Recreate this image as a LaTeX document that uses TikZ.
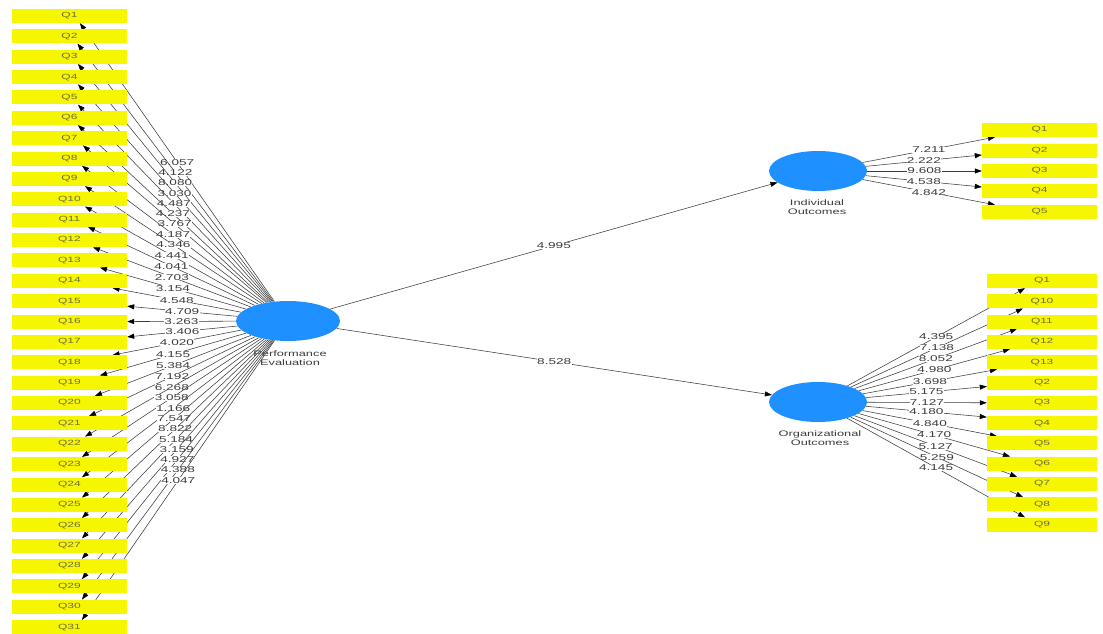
\documentclass[tikz,border=0pt]{standalone}
\usepackage{fontspec}
\usetikzlibrary{arrows.meta,shapes.geometric,backgrounds}
\newfontfamily\lblfont[FakeStretch=1.6]{Liberation Sans}
\definecolor{qyellow}{RGB}{246,246,0}
\definecolor{lvblue}{RGB}{30,144,255}
\definecolor{qtext}{RGB}{110,110,60}
\definecolor{lgrey}{RGB}{60,60,60}
\begin{document}
\begin{tikzpicture}[x=1pt,y=-1pt,
 ind/.style={rectangle,fill=qyellow,minimum width=115pt,minimum height=14pt,inner sep=0pt,font=\lblfont\fontsize{7.5}{8}\selectfont,text=qtext},
 lv/.style={ellipse,fill=lvblue,minimum width=104pt,minimum height=40pt,inner sep=0pt},
 lvlab/.style={font=\lblfont\fontsize{8}{9.5}\selectfont,text=lgrey,align=center},
 conn/.style={draw=lgrey,line width=0.55pt,-{Triangle[length=7pt,width=5pt,color=black]}},
 wt/.style={midway,fill=white,inner sep=0.3pt,font=\lblfont\fontsize{8.5}{9}\selectfont,text=lgrey}]
\useasboundingbox (0,0) rectangle (1103,634);

% latent variables
\node[lv] (pe) at (288,321) {};
\node[lv,minimum width=98pt] (io) at (818,171) {};
\node[lv,minimum width=98pt] (oo) at (818,402) {};
\node[lvlab] (pel) at (290,358) {Performance\\Evaluation};
\node[lvlab] (iol) at (817,207) {Individual\\Outcomes};
\node[lvlab] (ool) at (820,438) {Organizational\\Outcomes};

% left indicators
\foreach \i in {1,...,31}
  \node[ind] (L\i) at (69.5,{16+20.37*(\i-1)}) {Q\i};

% right top indicators
\foreach \i/\y in {1/130,2/151,3/171,4/191,5/212}
  \node[ind] (R\i) at (1039.5,\y) {Q\i};

% right bottom indicators
\foreach \k/\t in {0/Q1,1/Q10,2/Q11,3/Q12,4/Q13,5/Q2,6/Q3,7/Q4,8/Q5,9/Q6,10/Q7,11/Q8,12/Q9}
  \node[ind,minimum width=110pt] (O\k) at (1042,{281+20.3*\k}) {\t};

\begin{scope}[on background layer]
\fill[white] (0,0) rectangle (1103,634);
\foreach \i/\anc/\dx/\dy/\w in {
 1/south/10.5/0/6.057, 2/south/8/0/4.122, 3/south/8.5/0/8.080, 4/south/8.5/0/3.030,
 5/south/8.5/0/4.487, 6/south/8.5/0/4.237, 7/south/13.5/0/3.767, 8/south/12.5/0/4.187,
 9/south/15.5/0/4.346, 10/south/15.5/0/4.441, 11/south/18.5/0/4.041, 12/south/23.5/0/2.703,
 13/south/30.5/0/3.154, 14/south/43/0/4.548, 15/east/0/-5/4.709, 16/east/0/0/3.263,
 17/east/0/5/3.406, 18/north/43/0/4.020, 19/north/30.5/0/4.155, 20/north/25.5/0/5.384,
 21/north/19.5/0/7.192, 22/north/15.5/0/6.268, 23/north/12.5/0/3.058, 24/north/12.5/0/1.166,
 25/north/12.5/0/7.547, 26/north/12.5/0/8.822, 27/north/12.5/0/5.184, 28/north/12.5/0/3.159,
 29/north/12.5/0/4.927, 30/north/12.5/0/4.388, 31/north/12.5/0/4.047}
  \draw[conn] (pe) -- ([xshift=\dx pt,yshift=\dy pt]L\i.\anc) node[wt] {\w};

\foreach \i/\anc/\dx/\dy/\w in {
 1/south/-44.5/0/7.211, 2/west/0/-4/2.222, 3/west/0/0/9.608, 4/west/0/4/4.538, 5/north/-44.5/0/4.842}
  \draw[conn] (io) -- ([xshift=\dx pt,yshift=\dy pt]R\i.\anc) node[wt] {\w};

\foreach \k/\anc/\dx/\dy/\w in {
 0/south/-17/0/4.395, 1/south/-19/0/7.138, 2/south/-25/0/8.052, 3/south/-32/0/4.980,
 4/south/-45/0/3.698, 5/west/0/-4/5.175, 6/west/0/0/7.127, 7/west/0/6/4.180,
 8/north/-45/0/4.840, 9/north/-32/0/4.170, 10/north/-25/0/5.127, 11/north/-19/0/5.259,
 12/north/-17/0/4.145}
  \draw[conn] (oo) -- ([xshift=\dx pt,yshift=\dy pt]O\k.\anc) node[wt] {\w};

\draw[conn] (pe) -- (io) node[wt] {4.995};
\draw[conn] (pe) -- (oo) node[wt] {8.528};
\end{scope}
\end{tikzpicture}
\end{document}
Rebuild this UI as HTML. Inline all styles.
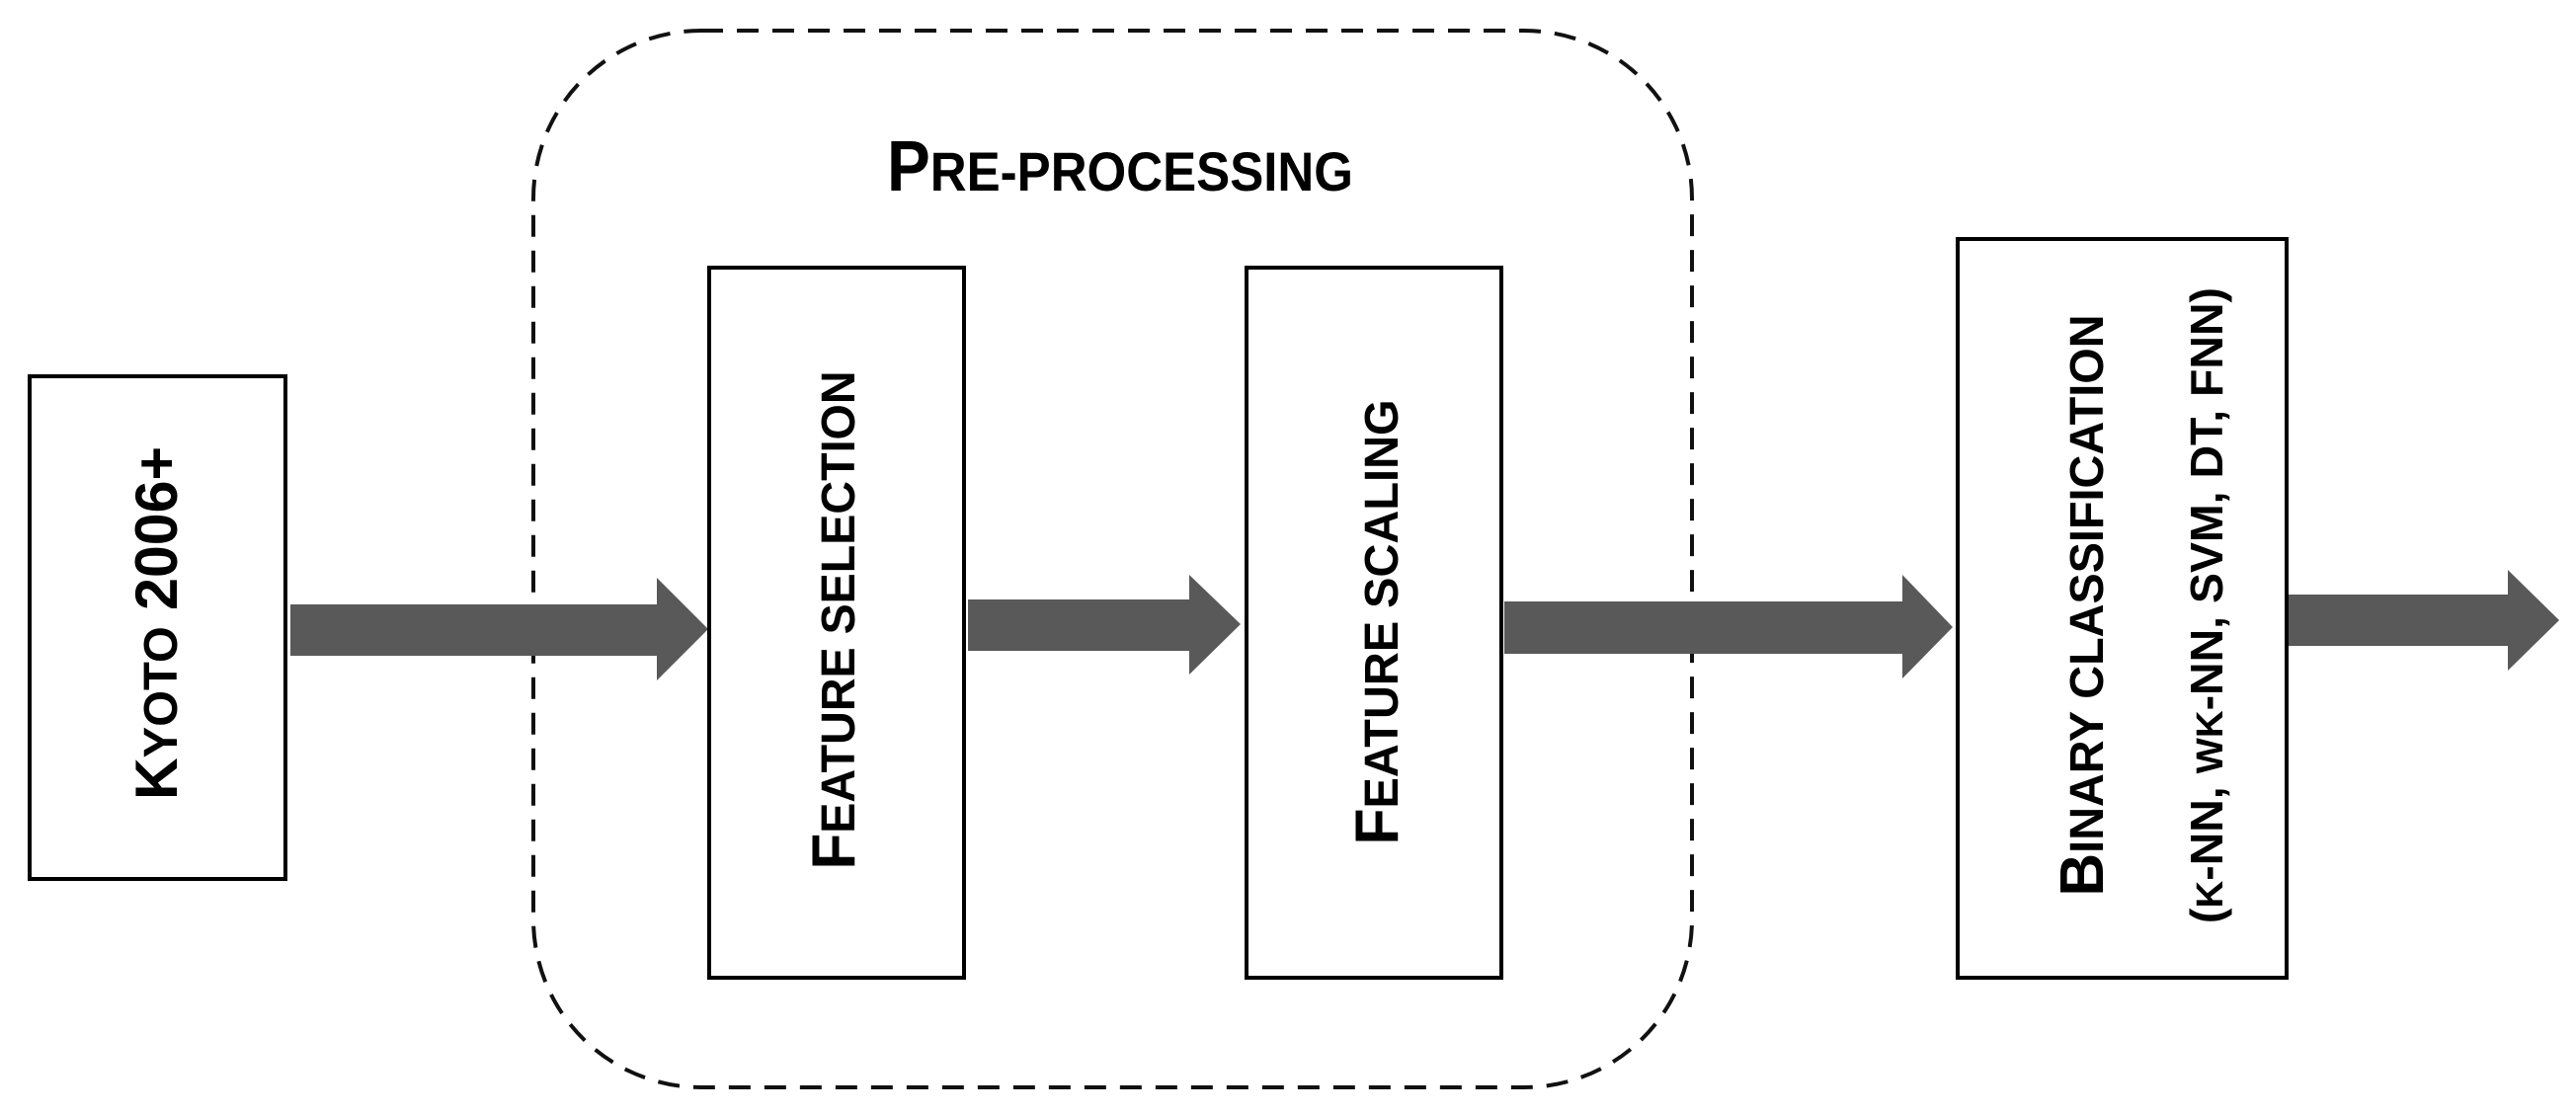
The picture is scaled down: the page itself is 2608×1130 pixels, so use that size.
<!DOCTYPE html>
<html><head><meta charset="utf-8"><style>html,body{margin:0;padding:0;background:#fff}svg{display:block}</style></head>
<body>
<svg width="2608" height="1130" viewBox="0 0 2608 1130" xmlns="http://www.w3.org/2000/svg" font-family="'Liberation Sans', Arial, sans-serif" font-weight="bold">
<rect x="540" y="31" width="1173" height="1070" rx="170" ry="170" fill="none" stroke="#111" stroke-width="4" stroke-dasharray="22,14"/>
<g fill="#595959">
<polygon points="294,612 665,612 665,585 717,637 665,689 665,664 294,664"/>
<polygon points="980,607 1204,607 1204,582 1256,632 1204,683 1204,659 980,659"/>
<polygon points="1523,609 1926,609 1926,582 1977,635 1926,687 1926,662 1523,662"/>
<polygon points="2317,602 2539,602 2539,577 2591,628 2539,679 2539,654 2317,654"/>
</g>
<g fill="#fff" stroke="#000" stroke-width="4">
<rect x="30" y="381" width="259" height="509"/>
<rect x="718" y="271" width="258" height="719"/>
<rect x="1262" y="271" width="258" height="719"/>
<rect x="1982" y="242" width="333" height="748"/>
</g>
<text x="898" y="193" font-size="72" textLength="472" lengthAdjust="spacingAndGlyphs">P<tspan font-size="56">RE-PROCESSING</tspan></text>
<text transform="translate(179,631) rotate(-90)" text-anchor="middle" font-size="60" textLength="358" lengthAdjust="spacingAndGlyphs">K<tspan font-size="48">YOTO</tspan> 2006+</text>
<text transform="translate(865,628) rotate(-90)" text-anchor="middle" font-size="62" textLength="505" lengthAdjust="spacingAndGlyphs">F<tspan font-size="48">EATURE SELECTION</tspan></text>
<text transform="translate(1415,630) rotate(-90)" text-anchor="middle" font-size="62" textLength="451" lengthAdjust="spacingAndGlyphs">F<tspan font-size="48">EATURE SCALING</tspan></text>
<text transform="translate(2129,613) rotate(-90)" text-anchor="middle" font-size="62" textLength="589" lengthAdjust="spacingAndGlyphs">B<tspan font-size="48">INARY CLASSIFICATION</tspan></text>
<text transform="translate(2250,613) rotate(-90)" text-anchor="middle" font-size="46" textLength="644" lengthAdjust="spacingAndGlyphs">(<tspan font-size="38">K</tspan>-NN, <tspan font-size="38">WK</tspan>-NN, SVM, DT, FNN)</text>
</svg>
</body></html>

----------

* [WRITTEN EXERCISE] All of the data needs repeating exactly, but the pictures do not.

* [SOLUTION TO THIS PROBLEM]
Recreate this image as a LaTeX document that uses TikZ.
\documentclass[tikz,border=0pt]{standalone}
\usepackage{fontspec}
\usetikzlibrary{arrows.meta,shapes.geometric,backgrounds}
\newfontfamily\lblfont[FakeStretch=1.6]{Liberation Sans}
\definecolor{qyellow}{RGB}{246,246,0}
\definecolor{lvblue}{RGB}{30,144,255}
\definecolor{qtext}{RGB}{110,110,60}
\definecolor{lgrey}{RGB}{60,60,60}
\begin{document}
\begin{tikzpicture}[x=1pt,y=-1pt,
 ind/.style={rectangle,fill=qyellow,minimum width=115pt,minimum height=14pt,inner sep=0pt,font=\lblfont\fontsize{7.5}{8}\selectfont,text=qtext},
 lv/.style={ellipse,fill=lvblue,minimum width=104pt,minimum height=40pt,inner sep=0pt},
 lvlab/.style={font=\lblfont\fontsize{8}{9.5}\selectfont,text=lgrey,align=center},
 conn/.style={draw=lgrey,line width=0.55pt,-{Triangle[length=7pt,width=5pt,color=black]}},
 wt/.style={midway,fill=white,inner sep=0.3pt,font=\lblfont\fontsize{8.5}{9}\selectfont,text=lgrey}]
\useasboundingbox (0,0) rectangle (1103,634);

% latent variables
\node[lv] (pe) at (288,321) {};
\node[lv,minimum width=98pt] (io) at (818,171) {};
\node[lv,minimum width=98pt] (oo) at (818,402) {};
\node[lvlab] (pel) at (290,358) {Performance\\Evaluation};
\node[lvlab] (iol) at (817,207) {Individual\\Outcomes};
\node[lvlab] (ool) at (820,438) {Organizational\\Outcomes};

% left indicators
\foreach \i in {1,...,31}
  \node[ind] (L\i) at (69.5,{16+20.37*(\i-1)}) {Q\i};

% right top indicators
\foreach \i/\y in {1/130,2/151,3/171,4/191,5/212}
  \node[ind] (R\i) at (1039.5,\y) {Q\i};

% right bottom indicators
\foreach \k/\t in {0/Q1,1/Q10,2/Q11,3/Q12,4/Q13,5/Q2,6/Q3,7/Q4,8/Q5,9/Q6,10/Q7,11/Q8,12/Q9}
  \node[ind,minimum width=110pt] (O\k) at (1042,{281+20.3*\k}) {\t};

\begin{scope}[on background layer]
\fill[white] (0,0) rectangle (1103,634);
\foreach \i/\anc/\dx/\dy/\w in {
 1/south/10.5/0/6.057, 2/south/8/0/4.122, 3/south/8.5/0/8.080, 4/south/8.5/0/3.030,
 5/south/8.5/0/4.487, 6/south/8.5/0/4.237, 7/south/13.5/0/3.767, 8/south/12.5/0/4.187,
 9/south/15.5/0/4.346, 10/south/15.5/0/4.441, 11/south/18.5/0/4.041, 12/south/23.5/0/2.703,
 13/south/30.5/0/3.154, 14/south/43/0/4.548, 15/east/0/-5/4.709, 16/east/0/0/3.263,
 17/east/0/5/3.406, 18/north/43/0/4.020, 19/north/30.5/0/4.155, 20/north/25.5/0/5.384,
 21/north/19.5/0/7.192, 22/north/15.5/0/6.268, 23/north/12.5/0/3.058, 24/north/12.5/0/1.166,
 25/north/12.5/0/7.547, 26/north/12.5/0/8.822, 27/north/12.5/0/5.184, 28/north/12.5/0/3.159,
 29/north/12.5/0/4.927, 30/north/12.5/0/4.388, 31/north/12.5/0/4.047}
  \draw[conn] (pe) -- ([xshift=\dx pt,yshift=\dy pt]L\i.\anc) node[wt] {\w};

\foreach \i/\anc/\dx/\dy/\w in {
 1/south/-44.5/0/7.211, 2/west/0/-4/2.222, 3/west/0/0/9.608, 4/west/0/4/4.538, 5/north/-44.5/0/4.842}
  \draw[conn] (io) -- ([xshift=\dx pt,yshift=\dy pt]R\i.\anc) node[wt] {\w};

\foreach \k/\anc/\dx/\dy/\w in {
 0/south/-17/0/4.395, 1/south/-19/0/7.138, 2/south/-25/0/8.052, 3/south/-32/0/4.980,
 4/south/-45/0/3.698, 5/west/0/-4/5.175, 6/west/0/0/7.127, 7/west/0/6/4.180,
 8/north/-45/0/4.840, 9/north/-32/0/4.170, 10/north/-25/0/5.127, 11/north/-19/0/5.259,
 12/north/-17/0/4.145}
  \draw[conn] (oo) -- ([xshift=\dx pt,yshift=\dy pt]O\k.\anc) node[wt] {\w};

\draw[conn] (pe) -- (io) node[wt] {4.995};
\draw[conn] (pe) -- (oo) node[wt] {8.528};
\end{scope}
\end{tikzpicture}
\end{document}
Rebuild this UI as HTML. Inline all styles.
The picture is scaled down: the page itself is 2608×1130 pixels, so use that size.
<!DOCTYPE html>
<html><head><meta charset="utf-8"><style>html,body{margin:0;padding:0;background:#fff}svg{display:block}</style></head>
<body>
<svg width="2608" height="1130" viewBox="0 0 2608 1130" xmlns="http://www.w3.org/2000/svg" font-family="'Liberation Sans', Arial, sans-serif" font-weight="bold">
<rect x="540" y="31" width="1173" height="1070" rx="170" ry="170" fill="none" stroke="#111" stroke-width="4" stroke-dasharray="22,14"/>
<g fill="#595959">
<polygon points="294,612 665,612 665,585 717,637 665,689 665,664 294,664"/>
<polygon points="980,607 1204,607 1204,582 1256,632 1204,683 1204,659 980,659"/>
<polygon points="1523,609 1926,609 1926,582 1977,635 1926,687 1926,662 1523,662"/>
<polygon points="2317,602 2539,602 2539,577 2591,628 2539,679 2539,654 2317,654"/>
</g>
<g fill="#fff" stroke="#000" stroke-width="4">
<rect x="30" y="381" width="259" height="509"/>
<rect x="718" y="271" width="258" height="719"/>
<rect x="1262" y="271" width="258" height="719"/>
<rect x="1982" y="242" width="333" height="748"/>
</g>
<text x="898" y="193" font-size="72" textLength="472" lengthAdjust="spacingAndGlyphs">P<tspan font-size="56">RE-PROCESSING</tspan></text>
<text transform="translate(179,631) rotate(-90)" text-anchor="middle" font-size="60" textLength="358" lengthAdjust="spacingAndGlyphs">K<tspan font-size="48">YOTO</tspan> 2006+</text>
<text transform="translate(865,628) rotate(-90)" text-anchor="middle" font-size="62" textLength="505" lengthAdjust="spacingAndGlyphs">F<tspan font-size="48">EATURE SELECTION</tspan></text>
<text transform="translate(1415,630) rotate(-90)" text-anchor="middle" font-size="62" textLength="451" lengthAdjust="spacingAndGlyphs">F<tspan font-size="48">EATURE SCALING</tspan></text>
<text transform="translate(2129,613) rotate(-90)" text-anchor="middle" font-size="62" textLength="589" lengthAdjust="spacingAndGlyphs">B<tspan font-size="48">INARY CLASSIFICATION</tspan></text>
<text transform="translate(2250,613) rotate(-90)" text-anchor="middle" font-size="46" textLength="644" lengthAdjust="spacingAndGlyphs">(<tspan font-size="38">K</tspan>-NN, <tspan font-size="38">WK</tspan>-NN, SVM, DT, FNN)</text>
</svg>
</body></html>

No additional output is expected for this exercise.